Look at the data below and print exactly the lines from its first line through the line with "plt.rcParams['font.family'] = ['Lato', 'DejaVu"; the pictures stay out of the copy.

[Data provided]
** Begin **

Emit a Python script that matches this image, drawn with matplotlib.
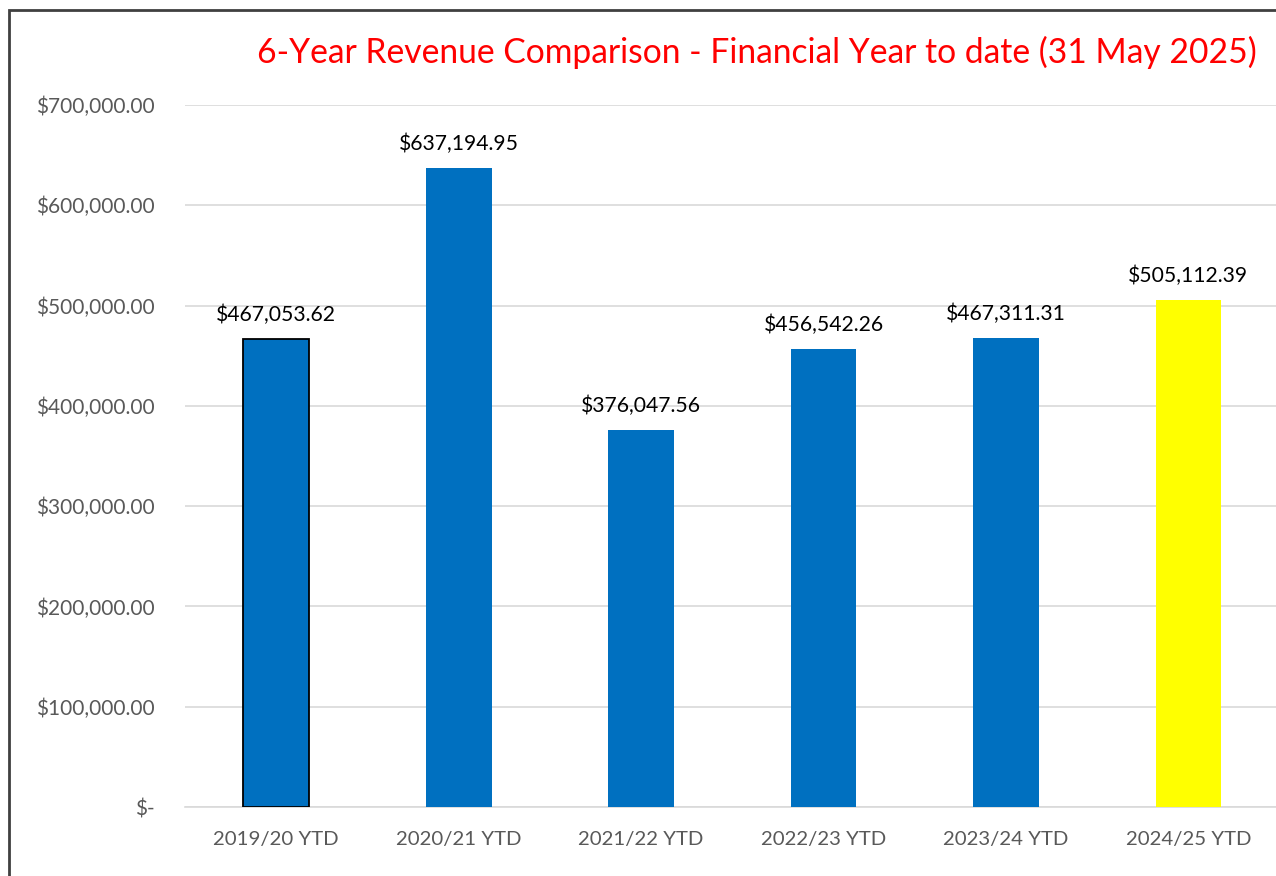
import matplotlib
matplotlib.use("Agg")
import matplotlib.pyplot as plt
from matplotlib.patches import Rectangle
from matplotlib.ticker import FuncFormatter

categories = ["2019/20 YTD", "2020/21 YTD", "2021/22 YTD", "2022/23 YTD", "2023/24 YTD", "2024/25 YTD"]
revenue = [467053.62, 637194.95, 376047.56, 456542.26, 467311.31, 505112.39]
bar_colors = ["#0070C0", "#0070C0", "#0070C0", "#0070C0", "#0070C0", "#FFFF00"]
edge_colors = ["#000000", "none", "none", "none", "none", "none"]
title = "6-Year Revenue Comparison - Financial Year to date (31 May 2025)"

plt.rcParams['font.family'] = ['Lato', 'DejaVu Sans']

fig = plt.figure(figsize=(12.76, 8.76), dpi=100)
ax = fig.add_axes([185/1276, 1 - 807/876, 1 - 185/1276, (807 - 105)/876])

x = list(range(len(categories)))
bars = ax.bar(x, revenue, width=0.36, color=bar_colors, zorder=3)
for b, ec in zip(bars, edge_colors):
    if ec != "none":
        b.set_edgecolor(ec)
        b.set_linewidth(1.3)

for xi, v in zip(x, revenue):
    ax.annotate(f"${v:,.2f}", (xi, v), xytext=(0, 10), textcoords="offset points",
                ha="center", va="bottom", fontsize=15.2, color="#000000")

ax.set_xlim(-0.5, 5.48)
ax.set_ylim(0, 700000)
ax.set_yticks(range(0, 700001, 100000))

def fmt(v, pos):
    if v == 0:
        return "$-"
    return f"${v:,.2f}"

ax.yaxis.set_major_formatter(FuncFormatter(fmt))
ax.set_xticks(x)
ax.set_xticklabels(categories)
ax.tick_params(axis="y", length=0, labelsize=15, labelcolor="#595959", pad=21.5)
ax.tick_params(axis="x", length=0, labelsize=14.7, labelcolor="#595959", pad=17)
ax.grid(axis="y", color="#D9D9D9", linewidth=1.2, zorder=0)
for s in ["top", "right", "left"]:
    ax.spines[s].set_visible(False)
ax.spines["bottom"].set_color("#D9D9D9")
ax.spines["bottom"].set_linewidth(1.2)

fig.text(757/1276, 1 - 52/876, title, color="#FF0000", fontsize=24.2,
         ha="center", va="center")

fig.patches.append(Rectangle((9/1276, -0.1), 1.2, 1 - 10/876 + 0.1,
                             transform=fig.transFigure, fill=False,
                             edgecolor="#404040", linewidth=2))

fig.savefig("out.png", dpi=100)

** End **

[Response to the exercise]
Emit a Python script that matches this image, drawn with matplotlib.
import matplotlib
matplotlib.use("Agg")
import matplotlib.pyplot as plt
from matplotlib.patches import Rectangle
from matplotlib.ticker import FuncFormatter

categories = ["2019/20 YTD", "2020/21 YTD", "2021/22 YTD", "2022/23 YTD", "2023/24 YTD", "2024/25 YTD"]
revenue = [467053.62, 637194.95, 376047.56, 456542.26, 467311.31, 505112.39]
bar_colors = ["#0070C0", "#0070C0", "#0070C0", "#0070C0", "#0070C0", "#FFFF00"]
edge_colors = ["#000000", "none", "none", "none", "none", "none"]
title = "6-Year Revenue Comparison - Financial Year to date (31 May 2025)"

plt.rcParams['font.family'] = ['Lato', 'DejaVu Sans']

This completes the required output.